Greg Fiume/Getty Images

Sometimes during the course of a general manager's career, there are seasons where he does everything right and still can't win.  He might spend his money wisely, develop good talent, and make all the right, smart, and crafty trades to get talented players for little in return.  Yet somehow his team hits a streak of bad luck and misses the playoffs.  

When an injury bug bites a team, there is nothing the GM can do but cry into his hat about what could have been.

The good news regarding Ryan Howard's injury, at least for Phillies GM Ruben Amaro, is that if Howard hits the 15 day disabled list, Amaro will have everything he needs to convince the baseball public, both inside and outside of Philadelphia, that the above paragraph describes the 2010 Philadelphia Phillies season.

Because make no mistake about it: The Phillies have had a run of luck that would knock out even the most articulate built teams in baseball.

A team can survive an injury to a crucial player, or even to two crucial players.  But when every essential player on a team gets injured for some significant portion of the season, it becomes simply unreasonable to expect that team to pull it all together.

Phillies fans don't need reminding, but if Howard does hit the DL, then the list of prominent Phillies to be sidelined for significant portions of the season by injury looks like this:

Jimmy Rollins, Chase Utley, Brad Lidge, Ryan Madson, J.A. Happ, Jamie Moyer, Joe Blanton, Shane Victorino, Ryan Howard, Placido Polanco, Carlos Ruiz.

It might be easier to look at the list of players who haven't been injured this season:

Roy Halladay, Jayson Werth, Raul Ibanez, Cole Hamels.

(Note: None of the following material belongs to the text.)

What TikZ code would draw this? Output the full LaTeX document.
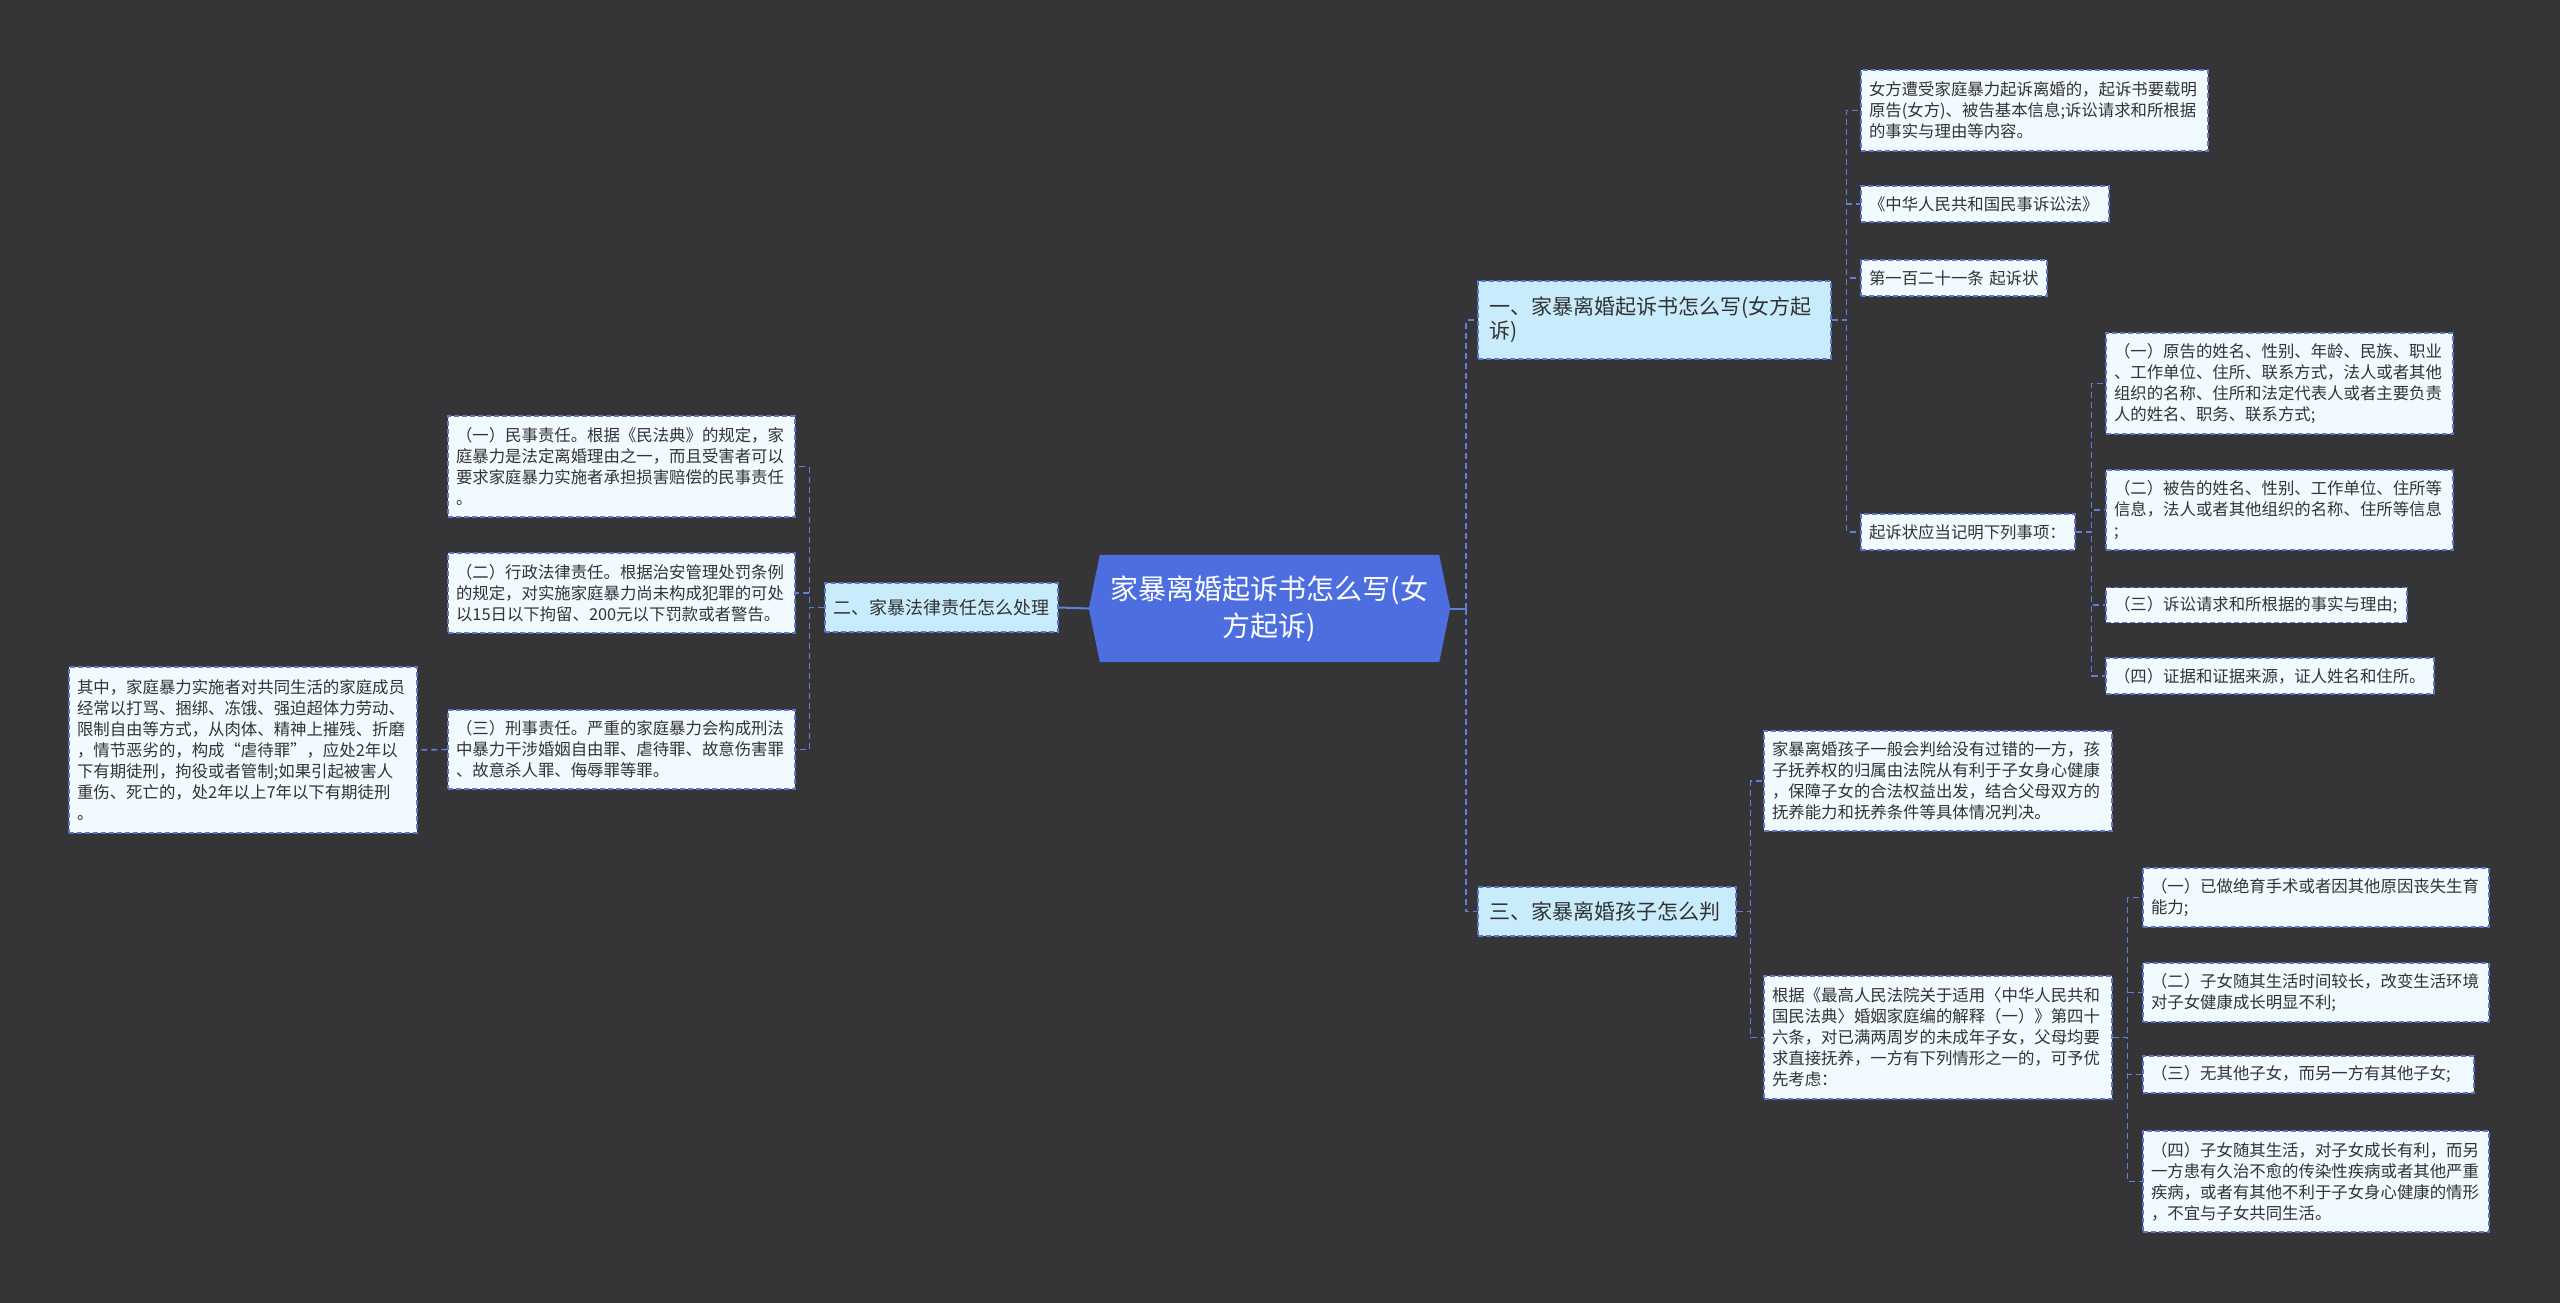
\documentclass[tikz,border=0pt]{standalone}
\usepackage{fontspec}
\setmainfont{Noto Sans CJK SC}
\usetikzlibrary{backgrounds}
\pgfdeclarelayer{bottom}
\pgfsetlayers{bottom,background,main}
\definecolor{bgdark}{HTML}{353538}
\definecolor{edgeblue}{HTML}{5B76CC}
\definecolor{connblue}{HTML}{5F80DC}
\definecolor{leaffill}{HTML}{F1FAFE}
\definecolor{branchfill}{HTML}{C8ECFB}
\definecolor{rootfill}{HTML}{4C6EDF}
\definecolor{textdark}{HTML}{333333}
\newcommand{\leaffont}{\fontsize{16.4pt}{21pt}\selectfont}
\newcommand{\branchfont}{\fontsize{21pt}{24pt}\selectfont}
\newcommand{\branchsmallfont}{\fontsize{18pt}{22pt}\selectfont}
\newcommand{\rootfont}{\fontsize{28pt}{37pt}\selectfont}
\tikzset{
  leaf/.style={draw=edgeblue, line width=1.3pt, dash pattern=on 5pt off 3pt,
    fill=leaffill, text=textdark, inner xsep=8pt, inner ysep=0pt,
    align=left, font=\leaffont, anchor=center},
  branch/.style={leaf, fill=branchfill, font=\branchfont, inner xsep=11pt},
  conn/.style={draw=connblue, line width=1.6pt, dash pattern=on 6pt off 4pt},
  rootconn/.style={draw=connblue, line width=2pt},
}
\begin{document}
\begin{tikzpicture}[x=1pt, y=-1pt]
\useasboundingbox (0,0) rectangle (2560,1303);
\begin{pgfonlayer}{bottom}
\fill[bgdark] (0,0) rectangle (2560,1303);
\end{pgfonlayer}

% root
\node[text=white, font=\rootfont, align=center, minimum width=361pt, minimum height=107pt, inner sep=0pt] (root) at (1269.5,608.5) {家暴离婚起诉书怎么写(女\\方起诉)};
\begin{scope}[on background layer]
\fill[rootfill] ([xshift=11pt]root.north west) -- ([xshift=-11pt]root.north east) -- (root.east) -- ([xshift=-11pt]root.south east) -- ([xshift=11pt]root.south west) -- (root.west) -- cycle;
\end{scope}

% branch 1
\node[branch, text width=331pt, minimum height=78pt] (B1) at (1654.5,320) {一、家暴离婚起诉书怎么写(女方起\\诉)};
\node[leaf, text width=331pt, minimum height=81pt] (L1a) at (2034.5,110.5) {女方遭受家庭暴力起诉离婚的，起诉书要载明\\原告(女方)、被告基本信息;诉讼请求和所根据\\的事实与理由等内容。};
\node[leaf, text width=232pt, minimum height=36pt] (L1b) at (1985,204) {《中华人民共和国民事诉讼法》};
\node[leaf, text width=170pt, minimum height=36pt] (L1c) at (1954,278) {第一百二十一条 起诉状};
\node[leaf, text width=198pt, minimum height=36pt] (L1d) at (1968,532) {起诉状应当记明下列事项：};
\node[leaf, text width=331pt, minimum height=101pt] (S1) at (2279.5,383.5) {（一）原告的姓名、性别、年龄、民族、职业\\、工作单位、住所、联系方式，法人或者其他\\组织的名称、住所和法定代表人或者主要负责\\人的姓名、职务、联系方式;};
\node[leaf, text width=331pt, minimum height=80pt] (S2) at (2279.5,510) {（二）被告的姓名、性别、工作单位、住所等\\信息，法人或者其他组织的名称、住所等信息\\;};
\node[leaf, text width=285pt, minimum height=35pt] (S3) at (2256.5,605) {（三）诉讼请求和所根据的事实与理由;};
\node[leaf, text width=312pt, minimum height=36pt] (S4) at (2270,676) {（四）证据和证据来源，证人姓名和住所。};

% branch 2
\node[branch, font=\branchsmallfont, inner xsep=8pt, text width=217pt, minimum height=49pt] (B2) at (941.5,607.5) {二、家暴法律责任怎么处理};
\node[leaf, text width=331pt, minimum height=101pt] (L2a) at (621.5,466.5) {（一）民事责任。根据《民法典》的规定，家\\庭暴力是法定离婚理由之一，而且受害者可以\\要求家庭暴力实施者承担损害赔偿的民事责任\\。};
\node[leaf, text width=331pt, minimum height=80pt] (L2b) at (621.5,593) {（二）行政法律责任。根据治安管理处罚条例\\的规定，对实施家庭暴力尚未构成犯罪的可处\\以15日以下拘留、200元以下罚款或者警告。};
\node[leaf, text width=331pt, minimum height=79pt] (L2c) at (621.5,749.5) {（三）刑事责任。严重的家庭暴力会构成刑法\\中暴力干涉婚姻自由罪、虐待罪、故意伤害罪\\、故意杀人罪、侮辱罪等罪。};
\node[leaf, text width=332pt, minimum height=166pt] (L2cc) at (243,750) {其中，家庭暴力实施者对共同生活的家庭成员\\经常以打骂、捆绑、冻饿、强迫超体力劳动、\\限制自由等方式，从肉体、精神上摧残、折磨\\，情节恶劣的，构成“虐待罪”，应处2年以\\下有期徒刑，拘役或者管制;如果引起被害人\\重伤、死亡的，处2年以上7年以下有期徒刑\\。};

% branch 3
\node[branch, text width=236pt, minimum height=49pt] (B3) at (1607,911.5) {三、家暴离婚孩子怎么判};
\node[leaf, text width=332pt, minimum height=100pt] (L3a) at (1938,781) {家暴离婚孩子一般会判给没有过错的一方，孩\\子抚养权的归属由法院从有利于子女身心健康\\，保障子女的合法权益出发，结合父母双方的\\抚养能力和抚养条件等具体情况判决。};
\node[leaf, text width=332pt, minimum height=123pt] (L3b) at (1938,1037.5) {根据《最高人民法院关于适用〈中华人民共和\\国民法典〉婚姻家庭编的解释（一）》第四十\\六条，对已满两周岁的未成年子女，父母均要\\求直接抚养，一方有下列情形之一的，可予优\\先考虑：};
\node[leaf, text width=330pt, minimum height=59pt] (T1) at (2316,897.5) {（一）已做绝育手术或者因其他原因丧失生育\\能力;};
\node[leaf, text width=330pt, minimum height=59pt] (T2) at (2316,992.5) {（二）子女随其生活时间较长，改变生活环境\\对子女健康成长明显不利;};
\node[leaf, text width=315pt, minimum height=37pt] (T3) at (2308.5,1074.5) {（三）无其他子女，而另一方有其他子女;};
\node[leaf, text width=330pt, minimum height=101pt] (T4) at (2316,1181.5) {（四）子女随其生活，对子女成长有利，而另\\一方患有久治不愈的传染性疾病或者其他严重\\疾病，或者有其他不利于子女身心健康的情形\\，不宜与子女共同生活。};

% connectors
\begin{scope}[on background layer]
\draw[rootconn] (root.east) -- ++(16,0) coordinate (rs);
\draw[conn] (rs) |- (B1.west);
\draw[conn] (rs) |- (B3.west);
\draw[rootconn] (root.west) -- (B2.east);

\foreach \c in {L2a,L2b,L2c} \draw[conn] (B2.west) -- ++(-15,0) |- (\c.east);
\draw[conn] (L2c.west) -- (L2cc.east);

\foreach \c in {L1a,L1b,L1c,L1d} \draw[conn] (B1.east) -- ++(15,0) |- (\c.west);
\foreach \c in {S1,S2,S3,S4} \draw[conn] (L1d.east) -- ++(16,0) |- (\c.west);

\foreach \c in {L3a,L3b} \draw[conn] (B3.east) -- ++(14,0) |- (\c.west);
\foreach \c in {T1,T2,T3,T4} \draw[conn] (L3b.east) -- ++(15,0) |- (\c.west);
\end{scope}
\end{tikzpicture}
\end{document}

It would be preposterous to think that the Phillies could have survived with all the injuries that they've suffered and made the playoffs.  That injury list comprises the first four hitters in the regular everyday lineup, the complete middle-of-the-field defense, the back two-thirds of the rotation, and the primary set-up man and closer.

And this could be Ruben Amaro's saving grace.

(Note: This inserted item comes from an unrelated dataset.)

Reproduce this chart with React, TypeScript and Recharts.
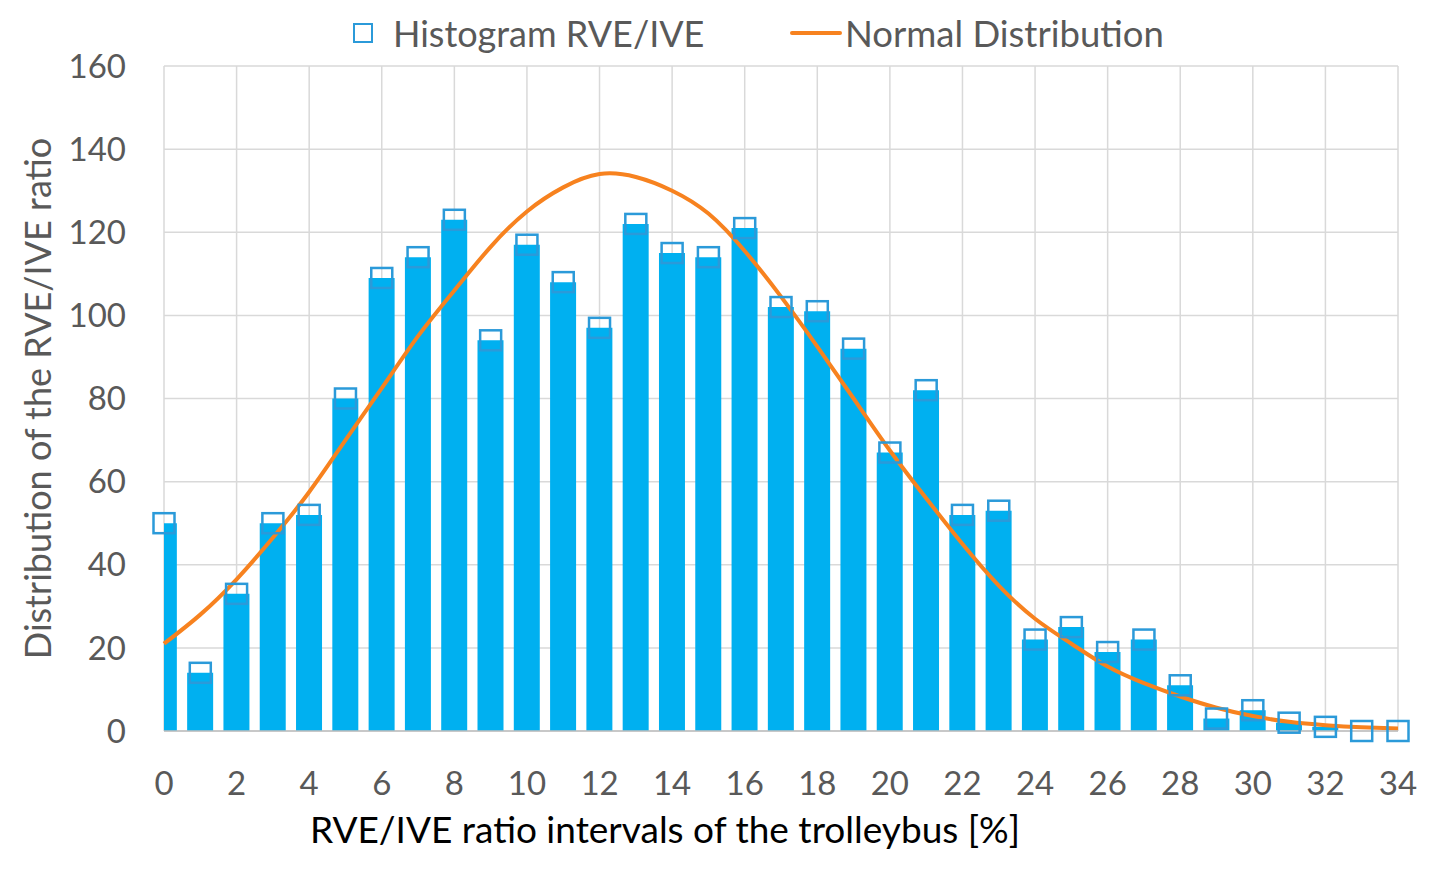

By now, it is pretty clear that Amaro probably should not have traded Cliff Lee, and it is crystal clear that he didn't get enough in return for Lee.  The 25-man roster has the least depth it has had in three years, and the bullpen is in shambles.  To make up for trading Lee, Amaro may have bungled the team even more by sending Happ to the Astros for Roy Oswalt.

Meanwhile, the outfield still has more question marks than positions with Ibanez looking over the hill, Werth needing a new contract, Victorino's future in limbo, and Domonic Brown apparently ready to contribute right now.

Plus, on top of all that, Amaro extended Ryan Howard with one of the richest contracts of all time a year-and-a-half before his current deal was up.

In essence, before Howard's injury, the only way Amaro was going to get a pass for the moves he's made this season was for the Phillies to at least make the World Series, if not win the thing.

But now, with Howard on the cusp of going onto the disabled list, Amaro may be able to take a pass on all of those moves.  If Howard is out for any significant time, Amaro will have carte blanche to write off the entire 2010 season as a sign that bad luck can strike even the best teams and, that some years, it just isn't your year.

Basically, if the Phillies miss the World Series, or even the playoffs, with a roster full of superstars but a few glaring holes that could have been filled with relative ease, it is going to be a long winter for Ruben Amaro.

But if the Phillies miss the playoffs, while suffering a significant injury to every important player on the roster, well, the single reason for missing the playoffs becomes bad luck.

Because even the most efficiently run teams in baseball can hit a spell of bad luck.

Luckily for Amaro, Ryan Howard going on the disabled list allows Ruben Amaro to gloss over the fact that the Philadelphia Phillies are not, in fact, currently one of the most intelligently run teams in baseball.